About This Place
Great Barrington, Massachusetts, settled in 1726, was the first U.S. city to have a lighted Main Street. Today it holds the top spot on Smithsonian Magazine’s list of “The 20 Best Small Towns in America.”
With just 7,000 residents, Great Barrington has great historical significance. It was here that American colonists first took up arms against the British, two years before the Revolutionary War began. Great Barrington also is the hometown of W.E.B. Du Bois, the civil rights leader who co-founded the NAACP a century ago. The Great Barrington community even helped pay for Du Bois’ college education.
For history hunters, a good first stop is the Great Barrington Historical Society and Museum. Permanent collections include literature, photographs, paintings, business records and furniture from important eras in local and national history. Visitors can view Native American artifacts and tour the recently acquired Truman Wheeler Farmstead. The mid-1700s house formerly belonged on one Great Barrington’s first farming settlements.

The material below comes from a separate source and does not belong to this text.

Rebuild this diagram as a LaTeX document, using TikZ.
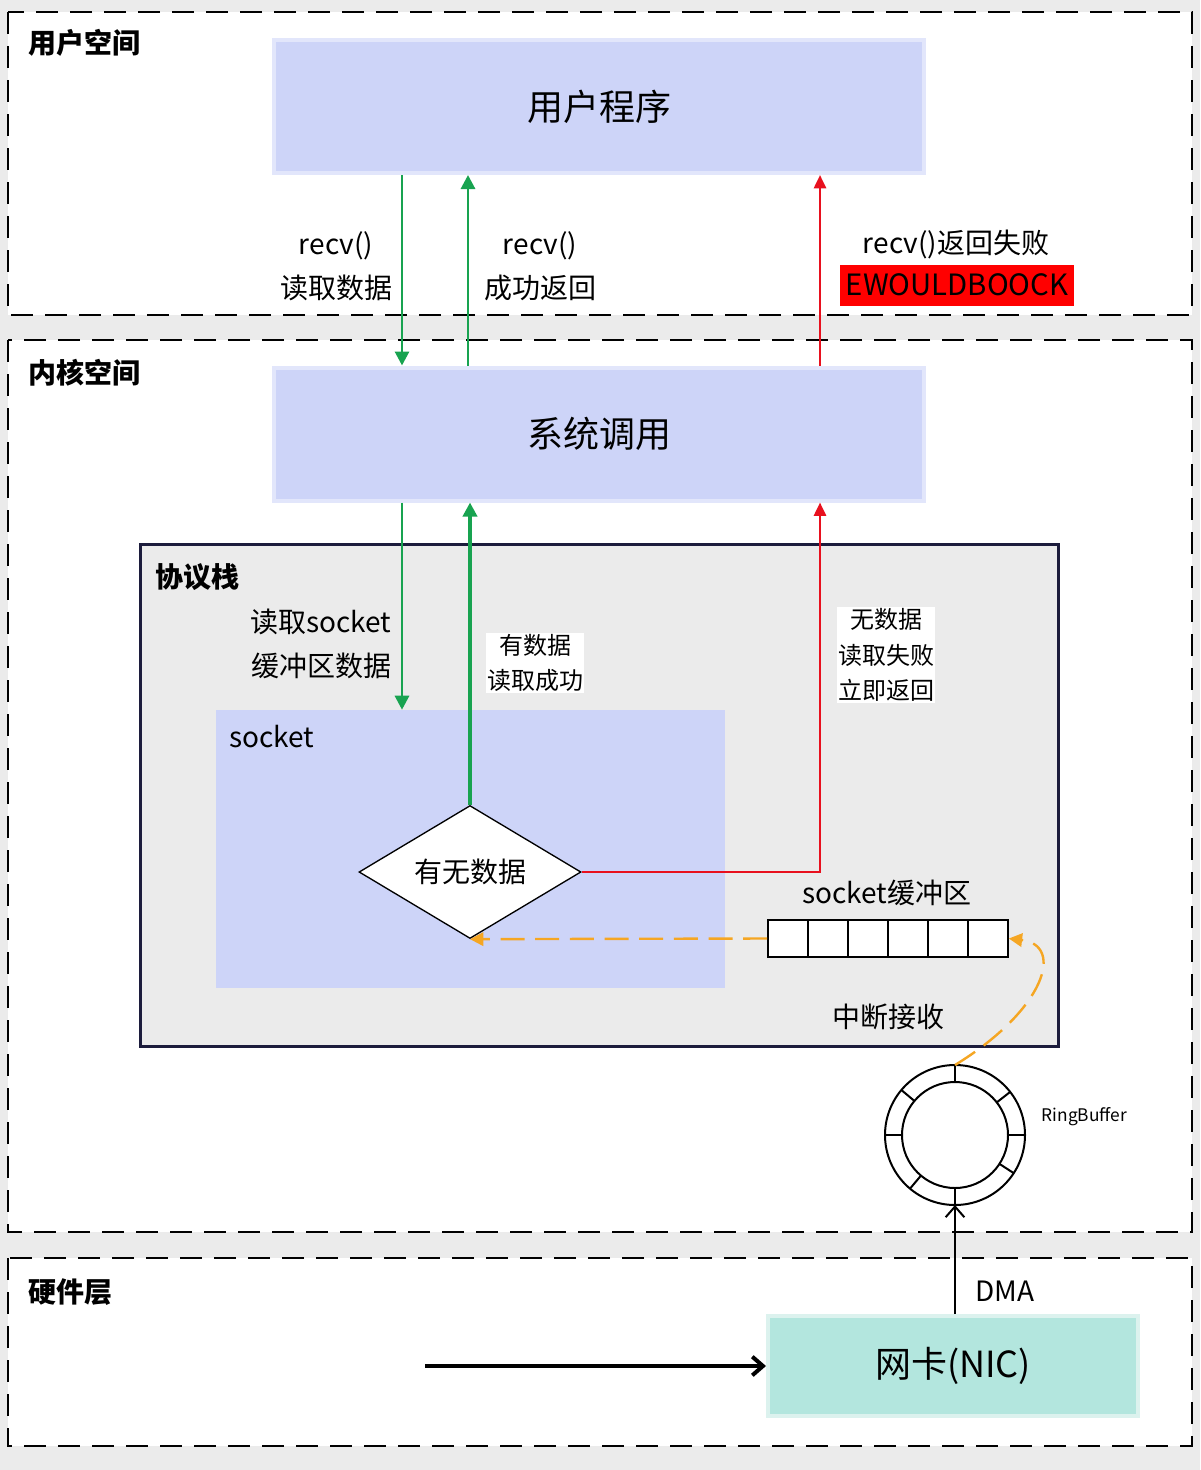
\documentclass[tikz,border=0pt]{standalone}
\usepackage{fontspec}
\setmainfont{Noto Sans CJK SC}
\usetikzlibrary{arrows.meta,positioning,shapes.geometric}
\definecolor{bggrey}{RGB}{235,235,235}
\definecolor{boxblue}{RGB}{205,212,248}
\definecolor{boxrim}{RGB}{226,230,251}
\definecolor{nicteal}{RGB}{179,230,222}
\definecolor{nicrim}{RGB}{220,242,238}
\definecolor{okgreen}{RGB}{24,163,80}
\definecolor{failred}{RGB}{232,16,30}
\definecolor{irqorange}{RGB}{245,166,35}
\definecolor{stacknavy}{RGB}{28,28,60}
\newcommand\fsz[2]{\fontsize{#1}{#2}\selectfont}

\tikzset{
  zone/.style={draw=black,fill=white,line width=1.6pt,dash pattern=on 16.5pt off 9pt},
  zonetitle/.style={anchor=west,font=\fsz{21}{24}\bfseries,inner sep=0pt},
  bluebox/.style={fill=boxblue,draw=boxrim,line width=3pt,inner sep=0pt,font=\fsz{27}{30}},
  lbl/.style={align=center,font=\fsz{21}{33},inner sep=1pt},
  smalllbl/.style={align=center,font=\fsz{18}{26.7},fill=white,inner sep=1pt},
  garrow/.style={draw=okgreen,line width=2.2pt,-{Triangle[length=10.5pt,width=10.5pt]}},
  rarrow/.style={draw=failred,line width=2pt,-{Triangle[length=10pt,width=9pt]}},
  oarrow/.style={draw=irqorange,line width=1.8pt,dash pattern=on 18pt off 8pt,-{Triangle[length=10pt,width=10pt]}},
  barrow/.style={draw=black,line width=1.5pt,-{Straight Barb[length=8pt,width=14pt]}},
  cellbox/.style={draw=black,fill=white,line width=1.2pt,minimum width=30pt,minimum height=27.75pt,inner sep=0pt},
}

\begin{document}
\begin{tikzpicture}[x=0.75pt,y=-0.75pt]
  \useasboundingbox (0,0) rectangle (1200,1470);
  \fill[bggrey] (0,0) rectangle (1200,1470);
  % layers
  \draw[zone] (8,12) rectangle (1192,315);
  \draw[zone] (8,340) rectangle (1192,1232);
  \draw[zone] (8,1258) rectangle (1192,1446);
  \node[zonetitle] (tuser) at (28,43) {用户空间};
  \node[zonetitle] (tkern) at (28,373) {内核空间};
  \node[zonetitle] (thw) at (28,1292) {硬件层};
  % boxes
  \node[bluebox,minimum width=487.5pt,minimum height=99.75pt] (user) at (599,106.5) {用户程序};
  \node[bluebox,minimum width=487.5pt,minimum height=99.75pt] (sys) at (599,434) {系统调用};
  \node[draw=stacknavy,fill=bggrey,line width=2.25pt,minimum width=688.5pt,minimum height=376.5pt] (stack) at (599,795) {};
  \node[zonetitle] (tstack) at (155,577) {协议栈};
  \node[fill=boxblue,minimum width=381.75pt,minimum height=208.5pt] (sock) at (470.5,849) {};
  \node[anchor=west,font=\fsz{21}{24},inner sep=0pt] (tsock) at (229,737) {socket};
  \node[diamond,draw=black,fill=white,line width=1pt,aspect=1.67,inner sep=0pt,minimum width=166.5pt,minimum height=99.75pt,font=\fsz{21}{24}] (dia) at (470,872) {有无数据};
  % socket buffer
  \foreach \i in {1,...,6}
    \node[cellbox] (cell\i) at (748+40*\i,938.5) {};
  \node[font=\fsz{21}{24}] (tbuf) at (887,893) {socket缓冲区};
  \node[font=\fsz{21}{24}] (tirq) at (888,1017) {中断接收};
  % ring buffer
  \node[circle,draw=black,line width=1.5pt,minimum size=105pt,inner sep=0pt,outer sep=0pt] (ring) at (955,1135) {};
  \node[circle,draw=black,line width=1.5pt,minimum size=79.5pt,inner sep=0pt,outer sep=0pt] (ringin) at (ring.center) {};
  \foreach \a in {0,38,90,140,180,230,270,327}
    \draw[line width=1.5pt] (ring.\a) -- (ringin.\a);
  \node[anchor=west,font=\fsz{13}{16}] (tring) at (1037,1117) {RingBuffer};
  % nic
  \node[fill=nicteal,draw=nicrim,line width=3pt,minimum width=277.5pt,minimum height=75pt,font=\fsz{27}{30}] (nic) at (953,1366) {网卡(NIC)};
  % arrows
  \coordinate (xa) at (402,0);
  \coordinate (xb) at (468,0);
  \coordinate (xc) at (820,0);
  \draw[garrow] (user.south -| xa) -- (sys.north -| xa);
  \draw[garrow] (sys.north -| xb) -- (user.south -| xb);
  \draw[rarrow] (sys.north -| xc) -- (user.south -| xc);
  \draw[garrow] (sys.south -| xa) -- (sock.north -| xa);
  \draw[garrow,line width=3pt] (dia.north) -- (sys.south -| dia);
  \draw[rarrow] (dia.east) -| (sys.south -| xc);
  \draw[oarrow] (cell1.west) -- (dia.south);
  \draw[oarrow] (ring.north) .. controls (1045,1010) and (1065,945) .. (cell6.east);
  \draw[barrow] (nic.north -| ring) -- (ring.south);
  \coordinate (wire) at (425,1366);
  \draw[barrow,line width=3pt] (wire) -- (nic.west);
  % labels
  \node[lbl] (lread) at (336,266) {recv()\\读取数据};
  \node[lbl] (lok) at (540,266) {recv()\\成功返回};
  \node[lbl] (lfail) at (956,244) {recv()返回失败};
  \node[fill=red,minimum width=175.5pt,minimum height=30.75pt,inner sep=0pt,font=\fsz{22}{24}] (lerr) at (957,285) {EWOULDBOOCK};
  \node[lbl] (lsock) at (321,644) {读取socket\\缓冲区数据};
  \node[smalllbl] (lhas) at (535,663) {有数据\\读取成功};
  \node[smalllbl] (lnone) at (886,655) {无数据\\读取失败\\立即返回};
  \node[lbl] (ldma) at (1005,1291) {DMA};
\end{tikzpicture}
\end{document}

Another popular sightseeing spot in Great Barrington is Monument Mountain. Hikers who reach the 1,642-foot summit can see far into the southern Berkshire mountains and the Housatonic River Valley. The quartzite mountain has several trail loops, none more than 3 miles long, which invite visitors to explore the rugged terrain.

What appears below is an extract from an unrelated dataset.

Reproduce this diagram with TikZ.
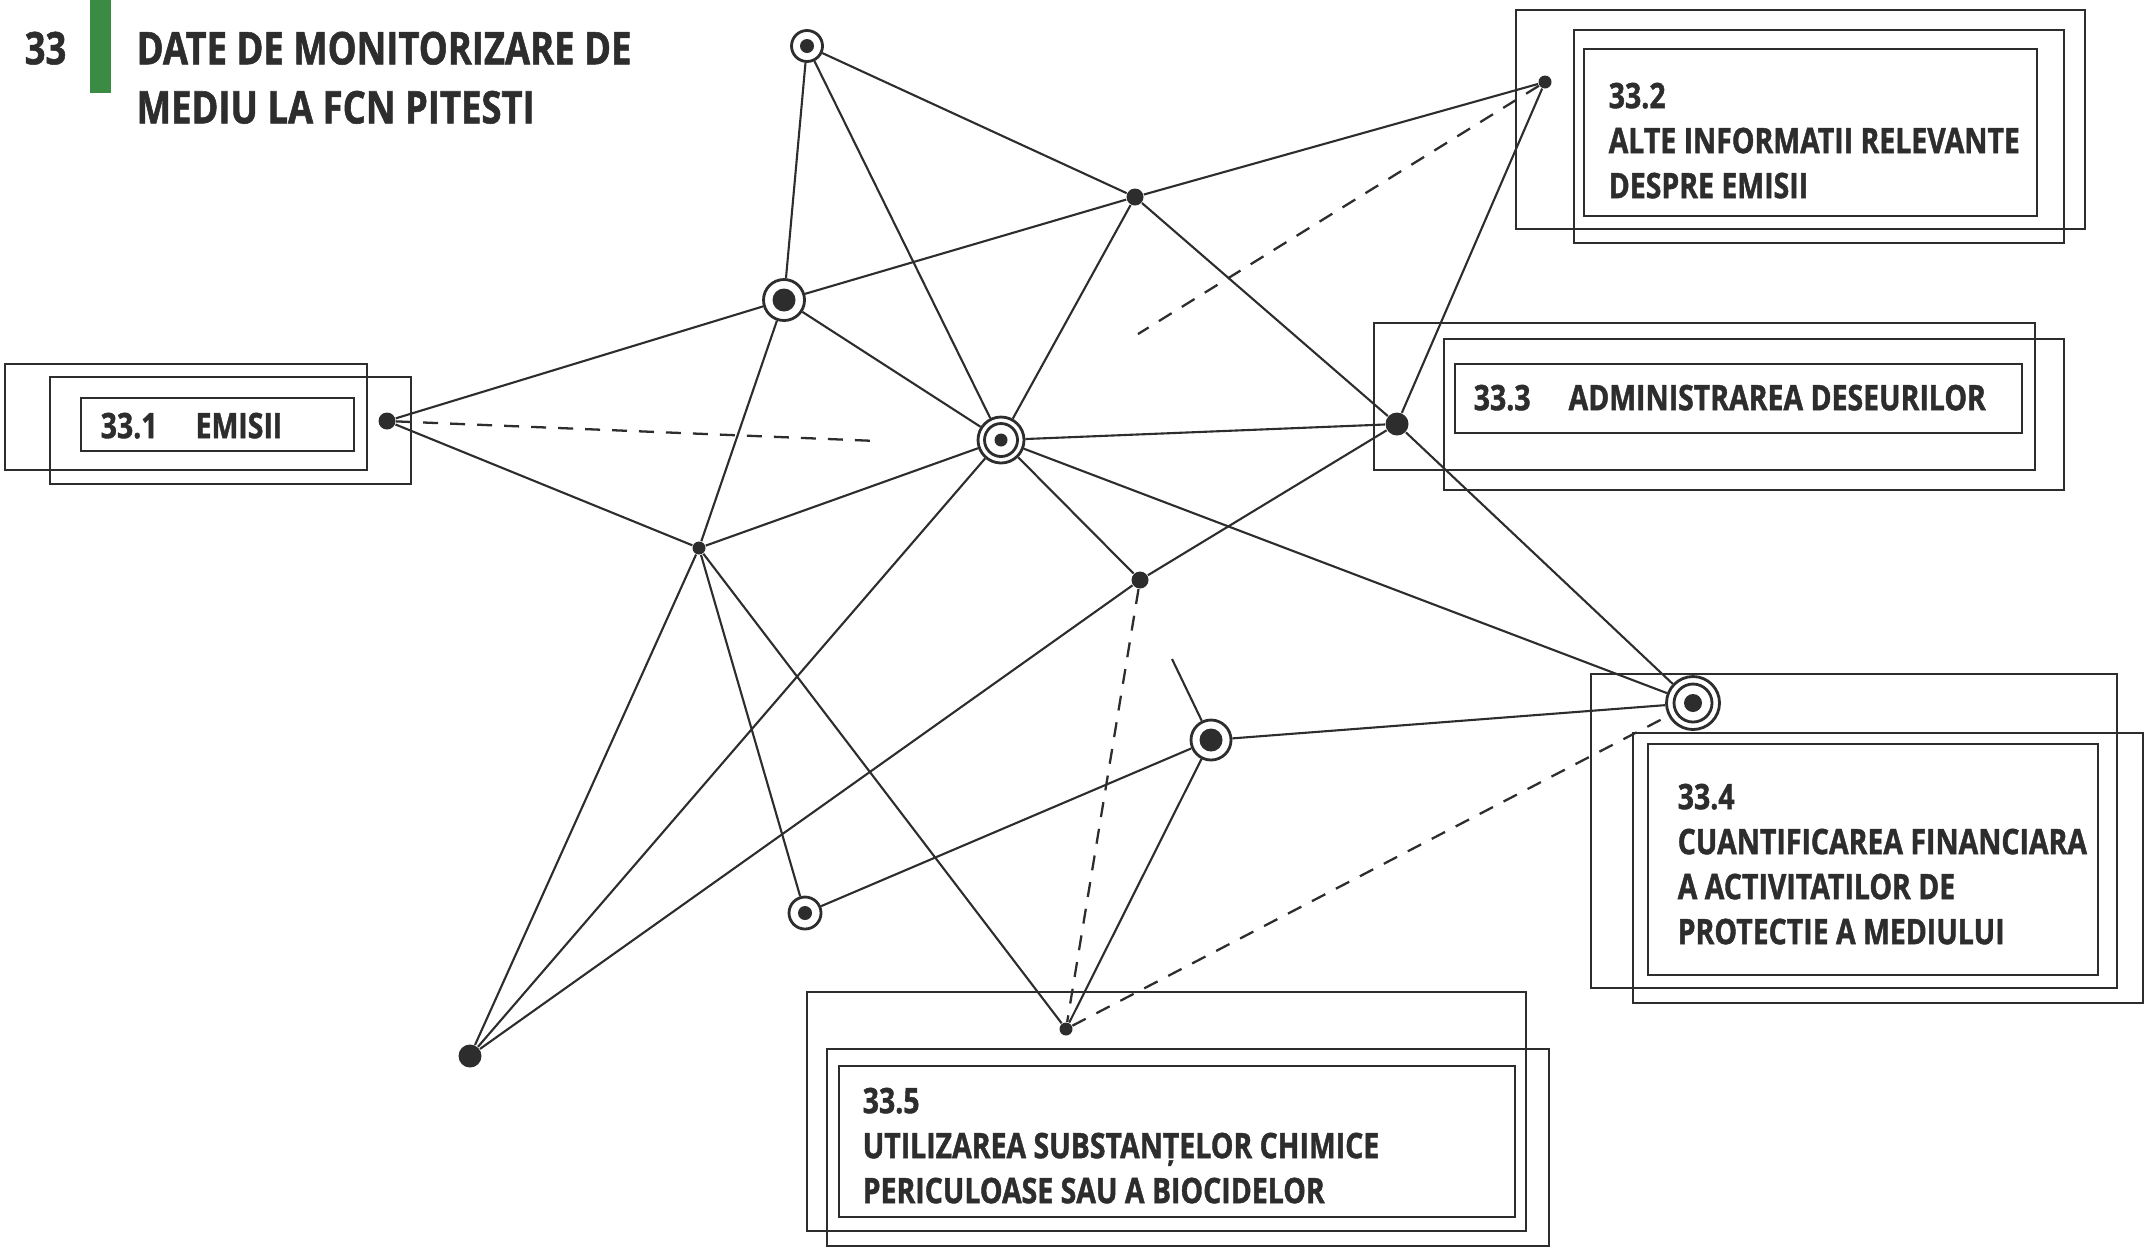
\documentclass[tikz,border=0pt]{standalone}
\usepackage{fontspec}
\setmainfont{Open Sans}[FakeStretch=0.81, BoldFeatures={FakeBold=1.2}]
\definecolor{ink}{RGB}{45,45,45}
\definecolor{fcngreen}{RGB}{58,140,68}

\begin{document}
\begin{tikzpicture}[x=0.1mm, y=-0.1mm,
  edge/.style={draw=ink, line width=0.6pt},
  link/.style={draw=ink, line width=0.65pt, dash pattern=on 1.5mm off 1.2mm},
  frame/.style={draw=ink, line width=0.8pt},
  dot/.style={circle, fill=ink, inner sep=0pt, minimum size=#1},
  ringdot/.style 2 args={circle, draw=ink, fill=white, line width=0.8pt, inner sep=0pt, minimum size=#1,
    path picture={\fill[ink] (path picture bounding box.center) circle (#2);}},
  target/.style n args={3}{circle, draw=ink, fill=white, line width=0.8pt, inner sep=0pt, minimum size=#1,
    path picture={\draw[ink, line width=0.8pt] (path picture bounding box.center) circle (#2);
      \fill[ink] (path picture bounding box.center) circle (#3);}},
  titletext/.style={inner sep=0pt, text=ink, align=left, font=\bfseries\fontsize{12.8}{16.8}\selectfont},
  boxtext/.style={inner sep=0pt, text=ink, align=left, font=\bfseries\fontsize{10}{12.8}\selectfont}]
\useasboundingbox (0,0) rectangle (2144,1248);
\node[titletext, anchor=north west] (num) at (24,31) {33};
\fill[fcngreen] (90,0) rectangle (111,93);
\node[titletext, anchor=north west] (title) at (136,31) {DATE DE MONITORIZARE DE\\MEDIU LA FCN PITESTI};
\draw[frame] (5,364) rectangle (367,470);
\draw[frame] (50,377) rectangle (411,484);
\draw[frame] (81,398) rectangle (354,451);
\node[boxtext, anchor=north west] (t1) at (100,412) {33.1\hspace{3.8mm}EMISII};
\draw[frame] (1516,10) rectangle (2085,229);
\draw[frame] (1574,30) rectangle (2064,243);
\draw[frame] (1584,49) rectangle (2037,216);
\node[boxtext, anchor=north west] (t2) at (1608,82) {33.2\\ALTE INFORMATII RELEVANTE\\DESPRE EMISII};
\draw[frame] (1374,323) rectangle (2035,470);
\draw[frame] (1444,339) rectangle (2064,490);
\draw[frame] (1455,364) rectangle (2022,433);
\node[boxtext, anchor=north west] (t3) at (1473,384) {33.3\hspace{3.8mm}ADMINISTRAREA DESEURILOR};
\draw[frame] (1591,674) rectangle (2117,988);
\draw[frame] (1633,733) rectangle (2143,1003);
\draw[frame] (1648,744) rectangle (2098,975);
\node[boxtext, anchor=north west] (t4) at (1677,783) {33.4\\CUANTIFICAREA FINANCIARA\\A ACTIVITATILOR DE\\PROTECTIE A MEDIULUI};
\draw[frame] (807,992) rectangle (1526,1231);
\draw[frame] (827,1049) rectangle (1549,1246);
\draw[frame] (839,1066) rectangle (1515,1217);
\node[boxtext, anchor=north west] (t5) at (862,1087) {33.5\\UTILIZAREA SUBSTANȚELOR CHIMICE\\PERICULOASE SAU A BIOCIDELOR};
\node[ringdot={3.1mm}{0.7mm}] (A) at (807,46) {};
\node[ringdot={4.1mm}{1.15mm}] (B) at (784,300) {};
\node[target={4.6mm}{1.65mm}{0.65mm}] (C) at (1001,440) {};
\node[dot=1.7mm] (D) at (1135,197) {};
\node[dot=1.3mm] (E) at (1545,82) {};
\node[dot=2.3mm] (F) at (1397,424) {};
\node[dot=1.7mm] (G) at (387,421) {};
\node[dot=1.3mm] (H) at (699,548) {};
\node[dot=1.7mm] (I) at (1140,580) {};
\node[target={5.3mm}{1.9mm}{0.9mm}] (J) at (1693,703) {};
\node[ringdot={4.0mm}{1.15mm}] (K) at (1211,740) {};
\node[ringdot={3.2mm}{0.7mm}] (L) at (805,913) {};
\node[dot=2.3mm] (M) at (470,1056) {};
\node[dot=1.3mm] (N) at (1066,1029) {};
\coordinate (Kend) at (1172,659);
\coordinate (Gend) at (877,441);
\coordinate (Eend) at (1138,334);
\draw[edge] (A) -- (B);
\draw[edge] (A) -- (C);
\draw[edge] (A) -- (D);
\draw[edge] (B) -- (D);
\draw[edge] (D) -- (E);
\draw[edge] (D) -- (F);
\draw[edge] (D) -- (C);
\draw[edge] (G) -- (B);
\draw[edge] (G) -- (H);
\draw[edge] (B) -- (H);
\draw[edge] (B) -- (C);
\draw[edge] (H) -- (C);
\draw[edge] (C) -- (F);
\draw[edge] (C) -- (I);
\draw[edge] (C) -- (J);
\draw[edge] (C) -- (M);
\draw[edge] (E) -- (F);
\draw[edge] (F) -- (J);
\draw[edge] (F) -- (I);
\draw[edge] (I) -- (M);
\draw[edge] (H) -- (M);
\draw[edge] (H) -- (L);
\draw[edge] (H) -- (N);
\draw[edge] (L) -- (K);
\draw[edge] (K) -- (J);
\draw[edge] (K) -- (N);
\draw[edge] (K) -- (Kend);
\draw[link] (G) -- (Gend);
\draw[link] (E) -- (Eend);
\draw[link] (I) -- (N);
\draw[link] (N) -- (J);
\end{tikzpicture}
\end{document}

For less athletic sightseeing, Great Barrington visitors can enjoy a relaxing stroll along the Housatonic River Walk. This placid greenway trail follows the city’s downtown area toward the W.E.B. Du Bois River Garden Park. Here, a permanent exhibit honors Du Bois.
The Guthrie Center at the Old Trinity Church is the former home of Ray and Alice Brock. Mrs. Brock is immortalized in “Alice’s Restaurant Massacree,” the 1967 folk song written and performed by Arlo Guthrie. The 18-minute-long song was turned into a full-length movie two years later. The Guthrie Foundation is now headquartered here and frequently hosts lectures and troubadour series.
Fans of traditional theater experiences will find that the Mahaiwe Performing Arts Center fits the bill. The 1905 building is among the nation’s oldest surviving vaudeville theaters. Today the center produces operas, musicals and plays, screens classic films and hosts popular entertainers like David Sedaris.
Take a page from Great Barrington locals when shopping for antiques and other rare finds. Elise Abrams Antiques is the place to look for rare porcelain and glass pieces. The shop’s collection includes tableware and specialty items by Tiffany, Royal Crown Derby, Lenox, Wedgwood and Limoges. The Emporium Antique Center specializes in fine art, estate jewelry, costumes and pottery. Inside the 5,000-square-foot Great Barrington Antiques Center, individual dealers showcase their wares in brightly lit cubicles. Customers can browse for furniture, prints and rugs. Berkshire Home and Antiques specializes in authentic local furniture and accessories.
For an early morning or afternoon bite, head to Martin’s Restaurant on Railroad Street, where breakfast is served all day. At the dinner hour, Castle Street Café near the Mahaiwe Center serves up Mediterranean-inspired dishes and a notable list of wines. Jazz bands frequently perform here, with no cover charge for guests.